最近在写代码复现ICLR 2023《SIMPLE YET EFFECTIVE GRAPH CONTRASTIVE LEARNING FOR RECOMMENDATION》这篇文章，结果效果一看竟然连LightGCN还不如，更离谱的是在有些数据集上竟然发生了梯度爆炸。明明数据集一样，这怎么回事呢？我一度以为是自己的代码写错了，后来检查N遍也没发现问题在哪儿，复制过去一样的forward函数，结果却差得离谱。

最后我才发现，问题出在采样函数上，代码如下（[GitHub - HKUDS/LightGCL: ICLR’2023] LightGCL: Simple Yet Effective Graph Contrastive Learning for Recommendation main.py）：

e_users = np.random.permutation(adj_norm.shape[0])[:epoch_user]
batch_no = int(np.ceil(epoch_user/batch_user))

epoch_loss = 0
epoch_loss_r = 0
epoch_loss_s = 0
for batch in tqdm(range(batch_no)):
    start = batch*batch_user
    end = min((batch+1)*batch_user,epoch_user)
    batch_users = e_users[start:end]

    # sample pos and neg
    pos = []
    neg = []
    iids = set()
    for i in range(len(batch_users)):
        u = batch_users[i]
        u_interact = train_csr[u].toarray()[0]
        positive_items = np.random.permutation(np.where(u_interact==1)[0])
        negative_items = np.random.permutation(np.where(u_interact==0)[0])
        item_num = min(max_samp,len(positive_items))
        positive_items = positive_items[:item_num]
        negative_items = negative_items[:item_num]
        pos.append(torch.LongTensor(positive_items).cuda(torch.device(device)))
        neg.append(torch.LongTensor(negative_items).cuda(torch.device(device)))
        iids = iids.union(set(positive_items))
        iids = iids.union(set(negative_items))
    iids = torch.LongTensor(list(iids)).cuda(torch.device(device))
    uids = torch.LongTensor(batch_users).cuda(torch.device(device))

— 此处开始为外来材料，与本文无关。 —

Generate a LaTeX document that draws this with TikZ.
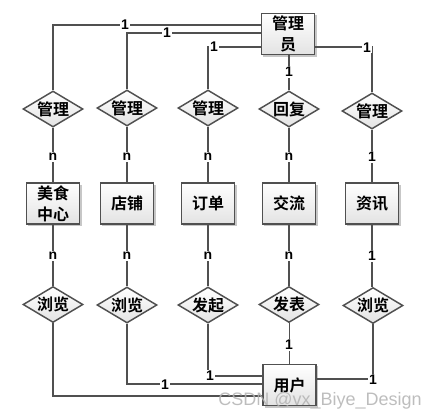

可以看到，模型首先对user打乱顺序（注意是打乱顺序），然后根据batch size（256）对user划分。然后，对于每一轮batch中的user，挑选min(max_samp, len(positive_items))个正样本和负样本。

乍一看好像没啥问题，对比下LightGCN的采样函数：

def UniformSample_original_python(dataset):
    """
    the original impliment of BPR Sampling in LightGCN
    :return:
        np.array
    """
    total_start = time()
    dataset : BasicDataset
    user_num = dataset.trainDataSize
    users = np.random.randint(0, dataset.n_users, user_num)
    allPos = dataset.allPos
    S = []
    sample_time1 = 0.
    sample_time2 = 0.
    for i, user in enumerate(users):
        start = time()
        posForUser = allPos[user]
        if len(posForUser) == 0:
            continue
        sample_time2 += time() - start
        posindex = np.random.randint(0, len(posForUser))
        positem = posForUser[posindex]
        while True:
            negitem = np.random.randint(0, dataset.m_items)
            if negitem in posForUser:
                continue
            else:
                break
        S.append([user, positem, negitem])
        end = time()
        sample_time1 += end - start
    total = time() - total_start
    return np.array(S)

可以看到LightGCN是对user以及item同时进行了随机抽样（可重复选取），之后才根据batch size（4096）划分。我个人做实验发现这两种采样方法对模型影响巨大。前者的采样方式更容易造成过拟合。事实上作者HCCF的作者也回复我，承认采样方法存在缺陷，他认为这种缺陷是由于每个epoch过于集中关注少部分user导致的。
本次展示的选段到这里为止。